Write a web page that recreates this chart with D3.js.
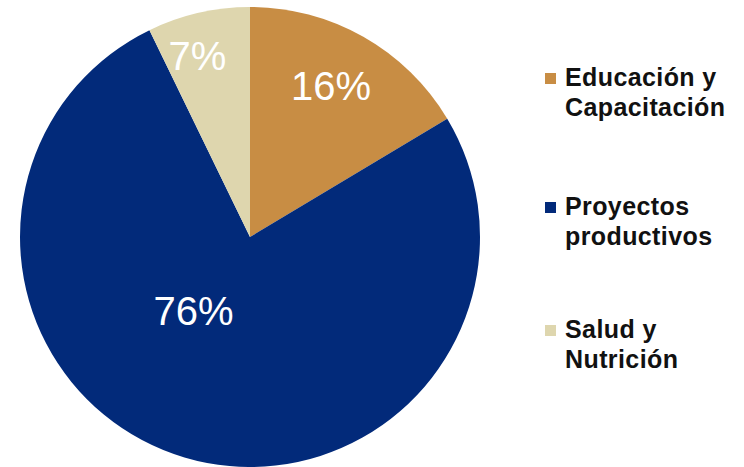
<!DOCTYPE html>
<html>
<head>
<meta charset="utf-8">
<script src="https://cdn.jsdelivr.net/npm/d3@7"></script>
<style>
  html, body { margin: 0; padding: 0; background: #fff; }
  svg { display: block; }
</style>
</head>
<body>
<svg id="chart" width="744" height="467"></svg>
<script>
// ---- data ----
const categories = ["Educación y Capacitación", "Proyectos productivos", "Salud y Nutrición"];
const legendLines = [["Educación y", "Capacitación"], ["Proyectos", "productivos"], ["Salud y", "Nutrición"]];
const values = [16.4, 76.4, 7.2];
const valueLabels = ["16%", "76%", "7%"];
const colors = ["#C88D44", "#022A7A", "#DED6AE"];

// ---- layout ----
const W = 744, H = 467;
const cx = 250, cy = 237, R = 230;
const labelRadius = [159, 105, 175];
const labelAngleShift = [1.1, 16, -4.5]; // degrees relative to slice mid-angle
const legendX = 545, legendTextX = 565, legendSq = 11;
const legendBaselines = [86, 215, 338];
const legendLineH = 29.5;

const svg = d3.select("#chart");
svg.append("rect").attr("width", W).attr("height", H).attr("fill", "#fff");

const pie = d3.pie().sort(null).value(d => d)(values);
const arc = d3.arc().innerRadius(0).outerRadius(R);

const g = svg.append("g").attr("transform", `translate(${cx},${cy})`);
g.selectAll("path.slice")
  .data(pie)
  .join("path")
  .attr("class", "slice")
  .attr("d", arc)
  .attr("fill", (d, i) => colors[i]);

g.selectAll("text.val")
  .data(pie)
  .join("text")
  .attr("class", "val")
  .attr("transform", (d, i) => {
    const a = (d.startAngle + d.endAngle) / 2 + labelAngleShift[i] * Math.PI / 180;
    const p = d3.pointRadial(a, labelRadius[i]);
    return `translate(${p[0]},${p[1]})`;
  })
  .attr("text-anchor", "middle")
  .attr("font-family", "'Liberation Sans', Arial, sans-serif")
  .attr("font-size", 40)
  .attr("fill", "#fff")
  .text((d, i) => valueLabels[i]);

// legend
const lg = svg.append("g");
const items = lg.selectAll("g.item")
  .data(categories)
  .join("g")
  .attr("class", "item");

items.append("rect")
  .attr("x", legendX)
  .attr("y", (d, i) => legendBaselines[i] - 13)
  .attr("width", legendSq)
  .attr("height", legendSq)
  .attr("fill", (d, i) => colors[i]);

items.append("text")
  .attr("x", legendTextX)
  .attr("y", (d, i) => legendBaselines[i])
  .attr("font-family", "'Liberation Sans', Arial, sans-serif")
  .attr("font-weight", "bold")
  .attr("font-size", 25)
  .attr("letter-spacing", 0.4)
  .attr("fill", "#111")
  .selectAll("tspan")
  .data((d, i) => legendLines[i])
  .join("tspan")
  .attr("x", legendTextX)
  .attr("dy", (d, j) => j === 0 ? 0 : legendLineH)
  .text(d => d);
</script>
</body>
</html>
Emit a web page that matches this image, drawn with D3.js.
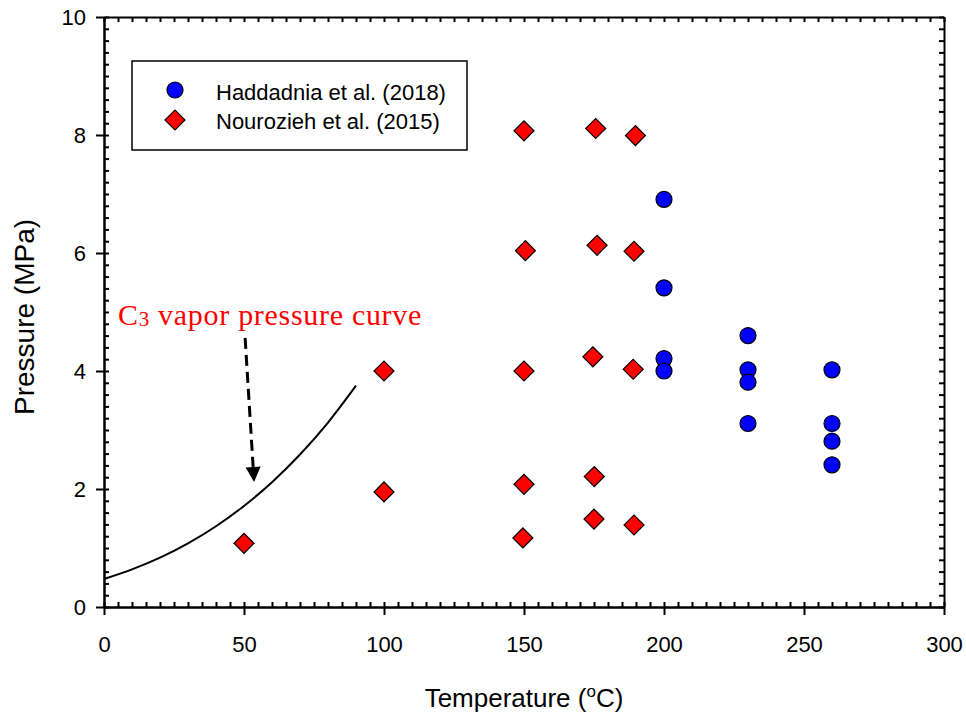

□ □ □ □ □

> WHAT YOU WILL DO:
Go through the listing above and write it all out exactly, leaving out any picture.

> SOLVED EXERCISE:
Write a web page that recreates this chart with D3.js.
<!DOCTYPE html>
<html>
<head>
<meta charset="utf-8">
<script src="https://cdn.jsdelivr.net/npm/d3@7"></script>
<style>
  html, body { margin: 0; padding: 0; background: #fff; }
  svg { display: block; }
</style>
</head>
<body>
<svg id="chart" width="744" height="467"></svg>
<script>
// ---- data ----
const categories = ["Educación y Capacitación", "Proyectos productivos", "Salud y Nutrición"];
const legendLines = [["Educación y", "Capacitación"], ["Proyectos", "productivos"], ["Salud y", "Nutrición"]];
const values = [16.4, 76.4, 7.2];
const valueLabels = ["16%", "76%", "7%"];
const colors = ["#C88D44", "#022A7A", "#DED6AE"];

// ---- layout ----
const W = 744, H = 467;
const cx = 250, cy = 237, R = 230;
const labelRadius = [159, 105, 175];
const labelAngleShift = [1.1, 16, -4.5]; // degrees relative to slice mid-angle
const legendX = 545, legendTextX = 565, legendSq = 11;
const legendBaselines = [86, 215, 338];
const legendLineH = 29.5;

const svg = d3.select("#chart");
svg.append("rect").attr("width", W).attr("height", H).attr("fill", "#fff");

const pie = d3.pie().sort(null).value(d => d)(values);
const arc = d3.arc().innerRadius(0).outerRadius(R);

const g = svg.append("g").attr("transform", `translate(${cx},${cy})`);
g.selectAll("path.slice")
  .data(pie)
  .join("path")
  .attr("class", "slice")
  .attr("d", arc)
  .attr("fill", (d, i) => colors[i]);

g.selectAll("text.val")
  .data(pie)
  .join("text")
  .attr("class", "val")
  .attr("transform", (d, i) => {
    const a = (d.startAngle + d.endAngle) / 2 + labelAngleShift[i] * Math.PI / 180;
    const p = d3.pointRadial(a, labelRadius[i]);
    return `translate(${p[0]},${p[1]})`;
  })
  .attr("text-anchor", "middle")
  .attr("font-family", "'Liberation Sans', Arial, sans-serif")
  .attr("font-size", 40)
  .attr("fill", "#fff")
  .text((d, i) => valueLabels[i]);

// legend
const lg = svg.append("g");
const items = lg.selectAll("g.item")
  .data(categories)
  .join("g")
  .attr("class", "item");

items.append("rect")
  .attr("x", legendX)
  .attr("y", (d, i) => legendBaselines[i] - 13)
  .attr("width", legendSq)
  .attr("height", legendSq)
  .attr("fill", (d, i) => colors[i]);

items.append("text")
  .attr("x", legendTextX)
  .attr("y", (d, i) => legendBaselines[i])
  .attr("font-family", "'Liberation Sans', Arial, sans-serif")
  .attr("font-weight", "bold")
  .attr("font-size", 25)
  .attr("letter-spacing", 0.4)
  .attr("fill", "#111")
  .selectAll("tspan")
  .data((d, i) => legendLines[i])
  .join("tspan")
  .attr("x", legendTextX)
  .attr("dy", (d, j) => j === 0 ? 0 : legendLineH)
  .text(d => d);
</script>
</body>
</html>
Emit a web page that matches this image, drawn with D3.js.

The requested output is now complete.